:: Material ::
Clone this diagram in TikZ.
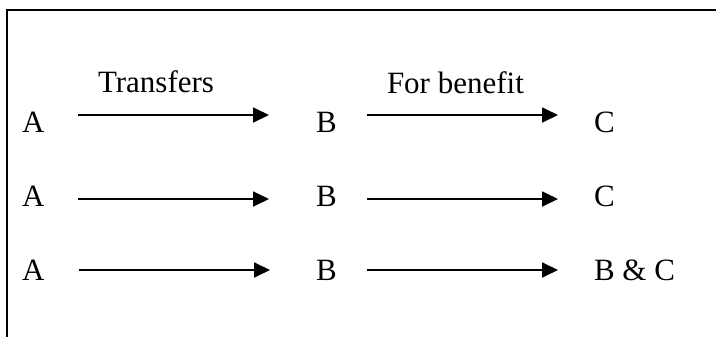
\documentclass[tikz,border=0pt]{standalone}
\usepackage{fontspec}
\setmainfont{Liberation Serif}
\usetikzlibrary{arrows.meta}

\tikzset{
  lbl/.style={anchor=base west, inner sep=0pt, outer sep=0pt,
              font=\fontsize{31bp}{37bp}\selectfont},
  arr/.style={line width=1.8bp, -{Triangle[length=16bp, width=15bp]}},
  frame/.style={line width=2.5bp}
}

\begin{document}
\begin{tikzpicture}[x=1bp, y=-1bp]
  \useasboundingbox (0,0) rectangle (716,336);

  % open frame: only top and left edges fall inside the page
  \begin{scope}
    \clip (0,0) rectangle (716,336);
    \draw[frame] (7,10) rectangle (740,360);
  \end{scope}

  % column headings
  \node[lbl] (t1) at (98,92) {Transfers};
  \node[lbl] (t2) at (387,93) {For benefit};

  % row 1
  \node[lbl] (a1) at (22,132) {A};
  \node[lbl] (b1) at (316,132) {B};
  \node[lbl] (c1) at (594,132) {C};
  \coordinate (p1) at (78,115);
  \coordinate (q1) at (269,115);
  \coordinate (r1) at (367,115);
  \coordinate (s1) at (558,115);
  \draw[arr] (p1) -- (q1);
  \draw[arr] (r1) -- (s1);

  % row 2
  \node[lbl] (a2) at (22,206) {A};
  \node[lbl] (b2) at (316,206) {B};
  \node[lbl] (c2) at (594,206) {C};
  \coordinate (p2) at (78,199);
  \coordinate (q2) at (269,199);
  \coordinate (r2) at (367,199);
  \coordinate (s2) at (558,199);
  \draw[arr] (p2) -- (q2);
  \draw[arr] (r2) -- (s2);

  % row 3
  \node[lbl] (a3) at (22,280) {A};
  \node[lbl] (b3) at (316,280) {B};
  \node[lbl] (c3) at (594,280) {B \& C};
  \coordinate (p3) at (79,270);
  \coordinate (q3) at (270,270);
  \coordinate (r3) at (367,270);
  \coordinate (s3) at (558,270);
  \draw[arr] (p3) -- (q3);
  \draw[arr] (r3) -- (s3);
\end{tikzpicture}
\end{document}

:: What the exercise asks ::
Copy the material above in full and exactly, skipping pictures.

:: Answer to the exercise ::
Clone this diagram in TikZ.
\documentclass[tikz,border=0pt]{standalone}
\usepackage{fontspec}
\setmainfont{Liberation Serif}
\usetikzlibrary{arrows.meta}

\tikzset{
  lbl/.style={anchor=base west, inner sep=0pt, outer sep=0pt,
              font=\fontsize{31bp}{37bp}\selectfont},
  arr/.style={line width=1.8bp, -{Triangle[length=16bp, width=15bp]}},
  frame/.style={line width=2.5bp}
}

\begin{document}
\begin{tikzpicture}[x=1bp, y=-1bp]
  \useasboundingbox (0,0) rectangle (716,336);

  % open frame: only top and left edges fall inside the page
  \begin{scope}
    \clip (0,0) rectangle (716,336);
    \draw[frame] (7,10) rectangle (740,360);
  \end{scope}

  % column headings
  \node[lbl] (t1) at (98,92) {Transfers};
  \node[lbl] (t2) at (387,93) {For benefit};

  % row 1
  \node[lbl] (a1) at (22,132) {A};
  \node[lbl] (b1) at (316,132) {B};
  \node[lbl] (c1) at (594,132) {C};
  \coordinate (p1) at (78,115);
  \coordinate (q1) at (269,115);
  \coordinate (r1) at (367,115);
  \coordinate (s1) at (558,115);
  \draw[arr] (p1) -- (q1);
  \draw[arr] (r1) -- (s1);

  % row 2
  \node[lbl] (a2) at (22,206) {A};
  \node[lbl] (b2) at (316,206) {B};
  \node[lbl] (c2) at (594,206) {C};
  \coordinate (p2) at (78,199);
  \coordinate (q2) at (269,199);
  \coordinate (r2) at (367,199);
  \coordinate (s2) at (558,199);
  \draw[arr] (p2) -- (q2);
  \draw[arr] (r2) -- (s2);

  % row 3
  \node[lbl] (a3) at (22,280) {A};
  \node[lbl] (b3) at (316,280) {B};
  \node[lbl] (c3) at (594,280) {B \& C};
  \coordinate (p3) at (79,270);
  \coordinate (q3) at (270,270);
  \coordinate (r3) at (367,270);
  \coordinate (s3) at (558,270);
  \draw[arr] (p3) -- (q3);
  \draw[arr] (r3) -- (s3);
\end{tikzpicture}
\end{document}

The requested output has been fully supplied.